Stated exercise. Copy everything in the listing below word for word, apart from any images.

↓

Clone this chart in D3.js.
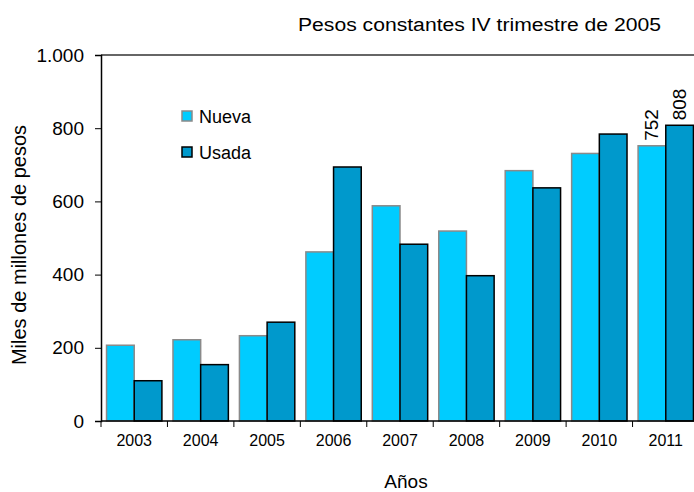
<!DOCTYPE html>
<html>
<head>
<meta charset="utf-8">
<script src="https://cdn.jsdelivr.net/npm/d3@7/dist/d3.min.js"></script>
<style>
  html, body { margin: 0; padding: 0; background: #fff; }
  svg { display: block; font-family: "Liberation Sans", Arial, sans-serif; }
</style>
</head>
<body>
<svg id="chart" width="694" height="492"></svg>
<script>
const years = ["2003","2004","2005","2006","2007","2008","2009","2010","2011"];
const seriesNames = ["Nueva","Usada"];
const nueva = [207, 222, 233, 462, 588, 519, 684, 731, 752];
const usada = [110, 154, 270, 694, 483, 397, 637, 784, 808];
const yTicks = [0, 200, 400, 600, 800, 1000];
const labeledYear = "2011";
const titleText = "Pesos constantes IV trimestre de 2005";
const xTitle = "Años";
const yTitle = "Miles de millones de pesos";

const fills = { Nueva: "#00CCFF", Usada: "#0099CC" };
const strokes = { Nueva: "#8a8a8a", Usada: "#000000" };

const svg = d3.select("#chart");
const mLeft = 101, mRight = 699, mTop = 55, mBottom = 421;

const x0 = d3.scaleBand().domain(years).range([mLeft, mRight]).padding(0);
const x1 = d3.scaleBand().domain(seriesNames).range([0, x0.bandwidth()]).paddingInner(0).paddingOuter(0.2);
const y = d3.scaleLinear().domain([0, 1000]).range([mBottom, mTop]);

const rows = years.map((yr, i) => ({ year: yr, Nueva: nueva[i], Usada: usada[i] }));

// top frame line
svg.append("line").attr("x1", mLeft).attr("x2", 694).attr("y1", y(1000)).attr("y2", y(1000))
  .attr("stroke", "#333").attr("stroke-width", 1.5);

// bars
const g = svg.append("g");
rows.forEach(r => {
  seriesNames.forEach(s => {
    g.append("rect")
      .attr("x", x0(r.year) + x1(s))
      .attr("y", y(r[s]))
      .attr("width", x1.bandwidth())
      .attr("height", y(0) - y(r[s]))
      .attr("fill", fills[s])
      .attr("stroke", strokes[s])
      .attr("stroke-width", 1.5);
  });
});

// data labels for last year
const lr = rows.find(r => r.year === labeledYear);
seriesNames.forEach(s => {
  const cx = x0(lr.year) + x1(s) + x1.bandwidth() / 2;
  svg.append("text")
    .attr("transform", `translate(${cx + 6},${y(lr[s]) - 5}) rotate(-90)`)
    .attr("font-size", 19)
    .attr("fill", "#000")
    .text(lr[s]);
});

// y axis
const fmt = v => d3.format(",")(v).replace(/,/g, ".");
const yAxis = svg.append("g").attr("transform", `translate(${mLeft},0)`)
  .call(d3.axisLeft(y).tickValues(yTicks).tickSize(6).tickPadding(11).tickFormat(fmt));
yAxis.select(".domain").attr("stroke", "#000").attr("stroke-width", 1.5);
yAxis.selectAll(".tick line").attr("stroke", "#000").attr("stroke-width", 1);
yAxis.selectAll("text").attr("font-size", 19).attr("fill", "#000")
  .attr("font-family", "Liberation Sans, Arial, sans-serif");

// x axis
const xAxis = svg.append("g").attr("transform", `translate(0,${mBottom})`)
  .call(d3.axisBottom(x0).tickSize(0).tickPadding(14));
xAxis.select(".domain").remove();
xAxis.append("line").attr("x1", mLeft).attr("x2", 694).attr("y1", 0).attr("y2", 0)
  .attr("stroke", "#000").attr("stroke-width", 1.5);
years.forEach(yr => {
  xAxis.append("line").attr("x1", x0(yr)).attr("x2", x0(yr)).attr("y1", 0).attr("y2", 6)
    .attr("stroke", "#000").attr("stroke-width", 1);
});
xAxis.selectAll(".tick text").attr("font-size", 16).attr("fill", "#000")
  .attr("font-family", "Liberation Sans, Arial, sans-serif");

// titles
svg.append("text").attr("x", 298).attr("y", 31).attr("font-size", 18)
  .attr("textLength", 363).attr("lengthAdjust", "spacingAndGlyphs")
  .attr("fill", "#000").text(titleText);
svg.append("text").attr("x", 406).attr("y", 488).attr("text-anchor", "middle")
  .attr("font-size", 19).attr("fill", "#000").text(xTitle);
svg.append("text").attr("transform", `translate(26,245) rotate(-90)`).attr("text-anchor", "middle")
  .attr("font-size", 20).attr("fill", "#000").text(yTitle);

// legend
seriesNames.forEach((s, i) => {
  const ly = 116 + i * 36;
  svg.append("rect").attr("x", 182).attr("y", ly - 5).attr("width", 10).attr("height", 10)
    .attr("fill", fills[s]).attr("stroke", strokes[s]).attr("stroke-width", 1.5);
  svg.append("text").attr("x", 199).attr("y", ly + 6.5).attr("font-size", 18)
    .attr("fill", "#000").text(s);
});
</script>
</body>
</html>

↑

The completed task.
Clone this chart in D3.js.
<!DOCTYPE html>
<html>
<head>
<meta charset="utf-8">
<script src="https://cdn.jsdelivr.net/npm/d3@7/dist/d3.min.js"></script>
<style>
  html, body { margin: 0; padding: 0; background: #fff; }
  svg { display: block; font-family: "Liberation Sans", Arial, sans-serif; }
</style>
</head>
<body>
<svg id="chart" width="694" height="492"></svg>
<script>
const years = ["2003","2004","2005","2006","2007","2008","2009","2010","2011"];
const seriesNames = ["Nueva","Usada"];
const nueva = [207, 222, 233, 462, 588, 519, 684, 731, 752];
const usada = [110, 154, 270, 694, 483, 397, 637, 784, 808];
const yTicks = [0, 200, 400, 600, 800, 1000];
const labeledYear = "2011";
const titleText = "Pesos constantes IV trimestre de 2005";
const xTitle = "Años";
const yTitle = "Miles de millones de pesos";

const fills = { Nueva: "#00CCFF", Usada: "#0099CC" };
const strokes = { Nueva: "#8a8a8a", Usada: "#000000" };

const svg = d3.select("#chart");
const mLeft = 101, mRight = 699, mTop = 55, mBottom = 421;

const x0 = d3.scaleBand().domain(years).range([mLeft, mRight]).padding(0);
const x1 = d3.scaleBand().domain(seriesNames).range([0, x0.bandwidth()]).paddingInner(0).paddingOuter(0.2);
const y = d3.scaleLinear().domain([0, 1000]).range([mBottom, mTop]);

const rows = years.map((yr, i) => ({ year: yr, Nueva: nueva[i], Usada: usada[i] }));

// top frame line
svg.append("line").attr("x1", mLeft).attr("x2", 694).attr("y1", y(1000)).attr("y2", y(1000))
  .attr("stroke", "#333").attr("stroke-width", 1.5);

// bars
const g = svg.append("g");
rows.forEach(r => {
  seriesNames.forEach(s => {
    g.append("rect")
      .attr("x", x0(r.year) + x1(s))
      .attr("y", y(r[s]))
      .attr("width", x1.bandwidth())
      .attr("height", y(0) - y(r[s]))
      .attr("fill", fills[s])
      .attr("stroke", strokes[s])
      .attr("stroke-width", 1.5);
  });
});

// data labels for last year
const lr = rows.find(r => r.year === labeledYear);
seriesNames.forEach(s => {
  const cx = x0(lr.year) + x1(s) + x1.bandwidth() / 2;
  svg.append("text")
    .attr("transform", `translate(${cx + 6},${y(lr[s]) - 5}) rotate(-90)`)
    .attr("font-size", 19)
    .attr("fill", "#000")
    .text(lr[s]);
});

// y axis
const fmt = v => d3.format(",")(v).replace(/,/g, ".");
const yAxis = svg.append("g").attr("transform", `translate(${mLeft},0)`)
  .call(d3.axisLeft(y).tickValues(yTicks).tickSize(6).tickPadding(11).tickFormat(fmt));
yAxis.select(".domain").attr("stroke", "#000").attr("stroke-width", 1.5);
yAxis.selectAll(".tick line").attr("stroke", "#000").attr("stroke-width", 1);
yAxis.selectAll("text").attr("font-size", 19).attr("fill", "#000")
  .attr("font-family", "Liberation Sans, Arial, sans-serif");

// x axis
const xAxis = svg.append("g").attr("transform", `translate(0,${mBottom})`)
  .call(d3.axisBottom(x0).tickSize(0).tickPadding(14));
xAxis.select(".domain").remove();
xAxis.append("line").attr("x1", mLeft).attr("x2", 694).attr("y1", 0).attr("y2", 0)
  .attr("stroke", "#000").attr("stroke-width", 1.5);
years.forEach(yr => {
  xAxis.append("line").attr("x1", x0(yr)).attr("x2", x0(yr)).attr("y1", 0).attr("y2", 6)
    .attr("stroke", "#000").attr("stroke-width", 1);
});
xAxis.selectAll(".tick text").attr("font-size", 16).attr("fill", "#000")
  .attr("font-family", "Liberation Sans, Arial, sans-serif");

// titles
svg.append("text").attr("x", 298).attr("y", 31).attr("font-size", 18)
  .attr("textLength", 363).attr("lengthAdjust", "spacingAndGlyphs")
  .attr("fill", "#000").text(titleText);
svg.append("text").attr("x", 406).attr("y", 488).attr("text-anchor", "middle")
  .attr("font-size", 19).attr("fill", "#000").text(xTitle);
svg.append("text").attr("transform", `translate(26,245) rotate(-90)`).attr("text-anchor", "middle")
  .attr("font-size", 20).attr("fill", "#000").text(yTitle);

// legend
seriesNames.forEach((s, i) => {
  const ly = 116 + i * 36;
  svg.append("rect").attr("x", 182).attr("y", ly - 5).attr("width", 10).attr("height", 10)
    .attr("fill", fills[s]).attr("stroke", strokes[s]).attr("stroke-width", 1.5);
  svg.append("text").attr("x", 199).attr("y", ly + 6.5).attr("font-size", 18)
    .attr("fill", "#000").text(s);
});
</script>
</body>
</html>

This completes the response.